[Start THE DATA]
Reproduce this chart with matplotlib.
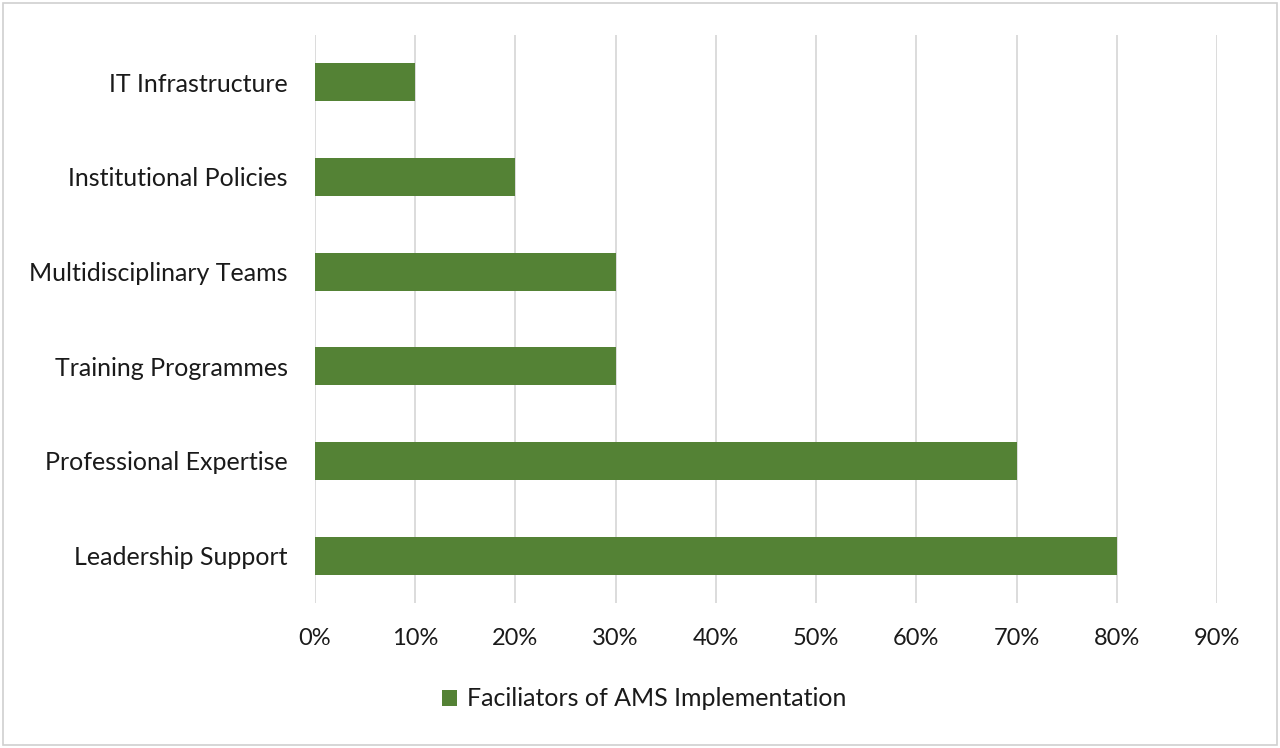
[End THE DATA]
[Start THE DATA]
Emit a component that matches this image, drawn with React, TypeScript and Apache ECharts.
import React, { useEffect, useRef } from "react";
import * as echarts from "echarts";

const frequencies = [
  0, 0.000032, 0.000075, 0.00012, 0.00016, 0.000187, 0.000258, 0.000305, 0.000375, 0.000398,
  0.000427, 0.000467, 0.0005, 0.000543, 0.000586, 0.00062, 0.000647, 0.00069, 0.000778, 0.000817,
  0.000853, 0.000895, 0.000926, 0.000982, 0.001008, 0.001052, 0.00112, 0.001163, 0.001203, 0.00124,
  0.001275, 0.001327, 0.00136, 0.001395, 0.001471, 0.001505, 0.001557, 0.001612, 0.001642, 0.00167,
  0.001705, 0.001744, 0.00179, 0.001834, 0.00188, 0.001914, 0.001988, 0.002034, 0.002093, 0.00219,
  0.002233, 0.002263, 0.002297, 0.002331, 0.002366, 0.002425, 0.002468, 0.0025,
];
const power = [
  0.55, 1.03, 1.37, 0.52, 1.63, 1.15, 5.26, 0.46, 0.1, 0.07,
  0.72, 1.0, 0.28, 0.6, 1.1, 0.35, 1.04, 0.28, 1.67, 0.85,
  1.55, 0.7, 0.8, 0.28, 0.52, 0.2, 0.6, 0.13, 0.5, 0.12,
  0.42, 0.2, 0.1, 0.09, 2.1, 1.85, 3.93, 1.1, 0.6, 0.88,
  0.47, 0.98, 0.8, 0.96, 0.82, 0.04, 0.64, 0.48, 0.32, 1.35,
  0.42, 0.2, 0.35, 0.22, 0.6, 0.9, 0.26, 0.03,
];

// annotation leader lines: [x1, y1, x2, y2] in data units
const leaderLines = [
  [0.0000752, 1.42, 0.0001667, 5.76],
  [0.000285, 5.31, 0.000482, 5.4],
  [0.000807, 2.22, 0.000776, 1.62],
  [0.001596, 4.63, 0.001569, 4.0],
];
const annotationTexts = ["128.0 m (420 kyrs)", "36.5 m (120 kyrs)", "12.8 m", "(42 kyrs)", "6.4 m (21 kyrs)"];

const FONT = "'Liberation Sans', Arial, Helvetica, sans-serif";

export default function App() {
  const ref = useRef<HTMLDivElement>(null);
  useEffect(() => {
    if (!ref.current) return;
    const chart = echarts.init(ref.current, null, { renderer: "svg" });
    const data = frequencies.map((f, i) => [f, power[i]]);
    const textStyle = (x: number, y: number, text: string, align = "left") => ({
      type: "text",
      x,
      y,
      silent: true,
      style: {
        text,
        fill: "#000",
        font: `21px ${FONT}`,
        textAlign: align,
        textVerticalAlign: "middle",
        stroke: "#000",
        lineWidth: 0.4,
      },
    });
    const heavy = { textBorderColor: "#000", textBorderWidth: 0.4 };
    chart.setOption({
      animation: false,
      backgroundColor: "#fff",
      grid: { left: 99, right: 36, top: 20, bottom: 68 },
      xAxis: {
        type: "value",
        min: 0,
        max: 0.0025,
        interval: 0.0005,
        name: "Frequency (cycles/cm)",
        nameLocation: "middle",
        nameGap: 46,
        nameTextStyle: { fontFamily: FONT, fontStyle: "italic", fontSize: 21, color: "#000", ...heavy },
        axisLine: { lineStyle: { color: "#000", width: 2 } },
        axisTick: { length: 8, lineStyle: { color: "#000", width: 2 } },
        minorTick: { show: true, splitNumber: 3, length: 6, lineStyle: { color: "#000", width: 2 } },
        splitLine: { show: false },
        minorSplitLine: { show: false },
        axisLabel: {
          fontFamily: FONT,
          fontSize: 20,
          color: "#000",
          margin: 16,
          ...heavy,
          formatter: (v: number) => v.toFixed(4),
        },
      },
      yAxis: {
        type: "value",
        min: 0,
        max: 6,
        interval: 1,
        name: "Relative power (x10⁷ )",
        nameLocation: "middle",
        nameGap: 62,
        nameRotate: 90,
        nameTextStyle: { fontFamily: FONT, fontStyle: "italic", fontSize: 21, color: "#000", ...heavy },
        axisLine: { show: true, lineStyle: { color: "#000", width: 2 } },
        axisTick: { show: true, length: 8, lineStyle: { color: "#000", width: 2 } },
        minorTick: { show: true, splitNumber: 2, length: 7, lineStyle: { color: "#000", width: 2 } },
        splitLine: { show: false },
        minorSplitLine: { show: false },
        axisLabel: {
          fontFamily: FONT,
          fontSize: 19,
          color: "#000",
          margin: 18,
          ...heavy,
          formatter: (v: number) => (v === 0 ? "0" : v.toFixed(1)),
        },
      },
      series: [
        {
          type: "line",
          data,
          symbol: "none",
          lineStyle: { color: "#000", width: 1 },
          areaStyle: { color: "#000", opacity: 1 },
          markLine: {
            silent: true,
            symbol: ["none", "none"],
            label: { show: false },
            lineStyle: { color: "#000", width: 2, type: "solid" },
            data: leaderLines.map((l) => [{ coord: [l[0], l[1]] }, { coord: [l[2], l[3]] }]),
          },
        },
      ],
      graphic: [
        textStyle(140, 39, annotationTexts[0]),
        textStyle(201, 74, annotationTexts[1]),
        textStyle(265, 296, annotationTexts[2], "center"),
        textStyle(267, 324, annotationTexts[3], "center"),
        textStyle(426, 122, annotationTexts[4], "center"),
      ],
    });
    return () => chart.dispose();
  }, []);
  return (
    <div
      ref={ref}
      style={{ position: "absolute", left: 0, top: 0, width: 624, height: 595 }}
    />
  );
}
[End THE DATA]
TASK TO CARRY OUT
Extract the run of lines that opens with the line containing "Emit a component" and closes with the line containing "import * as"; reproduce it exactly and add nothing.

REPLY
Emit a component that matches this image, drawn with React, TypeScript and Apache ECharts.
import React, { useEffect, useRef } from "react";
import * as echarts from "echarts";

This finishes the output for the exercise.